The telecoms operator slashed rates by as much as two thirds a month ahead of the rate change ordered by the regulator, to be implemented Sunday.
The company is betting that an increased subscriber base and higher call times will lead to higher revenues in the long run.
But even before LIME lowered its rates, Digicel had challenged the Office of Utilities Regulation (OUR) claiming that the regulatory body had breached the principle of natural justice.
The dominant mobile phone company said the regulator did not consult with industry players before setting the price that mobile operators charge each other for receiving, or terminating, calls at $5 per minute.
But Justice Ingrid Mangatal yesterday ruled against Digicel's application for Judicial Review of the OUR's decision.
"Actions speak loudly," said Garry Sinclair, managing director of LIME Jamaica & Cayman. "We responded to the OUR's lowering of termination rates by immediately dropping our mobile prices to the lowest in Jamaican history and our people reacted very positively. Digicel responded by taking the OUR... to court."
Following its loss yesterday, Digicel stressed that its issue was not with the rate but the way in which the OUR went about the cut.
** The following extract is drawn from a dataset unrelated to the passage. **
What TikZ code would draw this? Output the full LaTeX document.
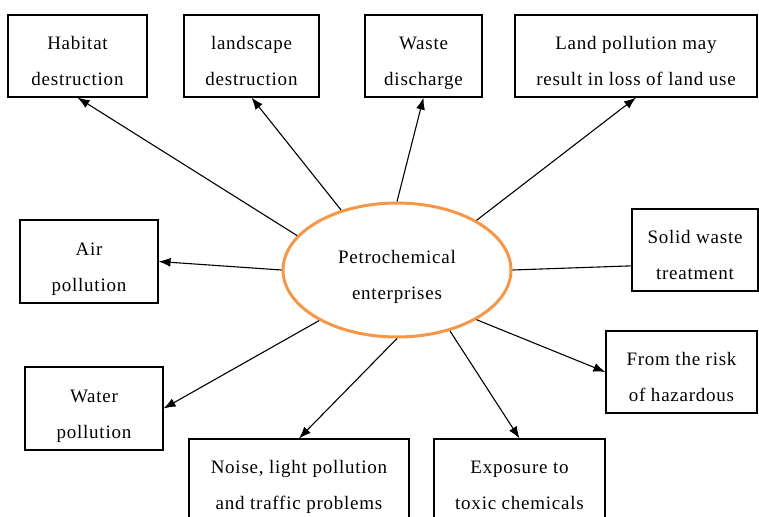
\documentclass[tikz,border=0pt]{standalone}
\usepackage{fontspec}
\setmainfont{Liberation Serif}[LetterSpace=4]
\usetikzlibrary{shapes.geometric,arrows.meta}
\definecolor{petroorange}{RGB}{247,150,70}
\newcommand\boxfont{\fontsize{19}{36}\selectfont}
\begin{document}
\begin{tikzpicture}[x=1pt,y=-1pt,
  box/.style={draw,line width=1.1pt,inner sep=0pt,align=center,font=\boxfont,
    text height=59pt,text depth=0pt,minimum height=82pt},
  arr/.style={-{Latex[length=12pt,width=9pt]},line width=1.1pt}]
\useasboundingbox (0,0) rectangle (759,516);
% centre
\node[draw=petroorange,line width=3pt,ellipse,inner sep=0pt,minimum width=228pt,minimum height=134pt,
  align=center,font=\boxfont,text height=59pt,text depth=0pt] (pe) at (397,270) {Petrochemical\\enterprises};
% top row
\node[box,minimum width=139pt] (habitat) at (77.5,56) {Habitat\\destruction};
\node[box,minimum width=135pt] (landscape) at (251.5,56) {landscape\\destruction};
\node[box,minimum width=117pt] (waste) at (423.5,56) {Waste\\discharge};
\node[box,minimum width=242pt] (landuse) at (636,56) {Land pollution may\\result in loss of land use};
% sides
\node[box,minimum width=138pt,minimum height=83pt] (air) at (89,261.5) {Air\\pollution};
\node[box,minimum width=126pt] (solid) at (695,250) {Solid waste\\treatment};
\node[box,minimum width=151pt] (risk) at (681.5,372) {From the risk\\of hazardous};
\node[box,minimum width=138pt,minimum height=83pt] (water) at (94,408.5) {Water\\pollution};
% bottom row
\node[box,minimum width=220pt] (noise) at (299,480) {Noise, light pollution\\and traffic problems};
\node[box,minimum width=171pt] (toxic) at (519.5,480) {Exposure to\\toxic chemicals};
% connectors
\draw[arr] (pe.161) -- (habitat.south);
\draw[arr] (pe.133) -- (landscape.south);
\draw[arr] (pe.north) -- (waste.south);
\draw[arr] (pe.32) -- (landuse.south);
\draw[arr] (pe.west) -- (air.east);
\draw[line width=1.1pt] (pe.east) -- (solid.194);
\draw[arr] (pe.328) -- (risk.west);
\draw[arr] (pe.213) -- (water.east);
\draw[arr] (pe.south) -- (noise.north);
\draw[arr] (pe.311) -- (toxic.north);
\end{tikzpicture}
\end{document}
"We are disappointed with today's ruling as we maintain that the OUR ought to have adhered to the principles of natural justice and carried out some form of prior consultation on the issue before issuing its determination," said Richard Fraser, Digicel Jamaica's head of legal and regulatory affairs.
The new wholesale rate (not the final retail price to consumers) of $5 per minute for all calls made to mobile phones was set as an interim measure ahead of a cost model consultation being completed in September.
During submissions in chambers before Justice Ingrid Mangatal last month, Digicel also asked for a stay on the implementation of the rate in the event that it was successful in seeking leave for Judicial Review. That too was rejected.
"Digicel has not made out a case that it will suffer actual, likely or irreparable harm or loss," Mangatal said in her 55-page written judgment. "On the other hand, it does appear to me that Lime will likely suffer financial damage and reputational loss if a stay is granted, particularly as they have indicated that they have already relied upon the interim Determination Notice."
The OUR has the power to act to protect the public interest, she said. "Even in the event that I am wrong about Digicel's failure to prove harm or potential for irremediable harm, it is plain in any event that the injustice and potential for injustice to the public and to Digicel would be completely different in kind and entirely disproportionate.
"When weighed against each other, the scales would be tipped heavily in favour of the public interest in refusing the stay."
Fraser said: "Unfortunately, the Court did not agree with our view of the law," said Fraser. "We still harbour concerns regarding the unfettered powers granted to the regulator and intend to review matters with respect to same."
But the issue is not yet resolved, as the parties are expected back before Mangatal this morning when Digicel will apply for leave to appeal against the loss.
LIME is expected to make an application for Digicel to pay its legal costs in relation to the hearing.
LIME said yesterday that the next "important step towards a truly levelled playing field" is the implementation of number portability, which would allow mobile users to keep their current phone numbers when they move to other service providers.
The company said it would continue the fight to make this a reality.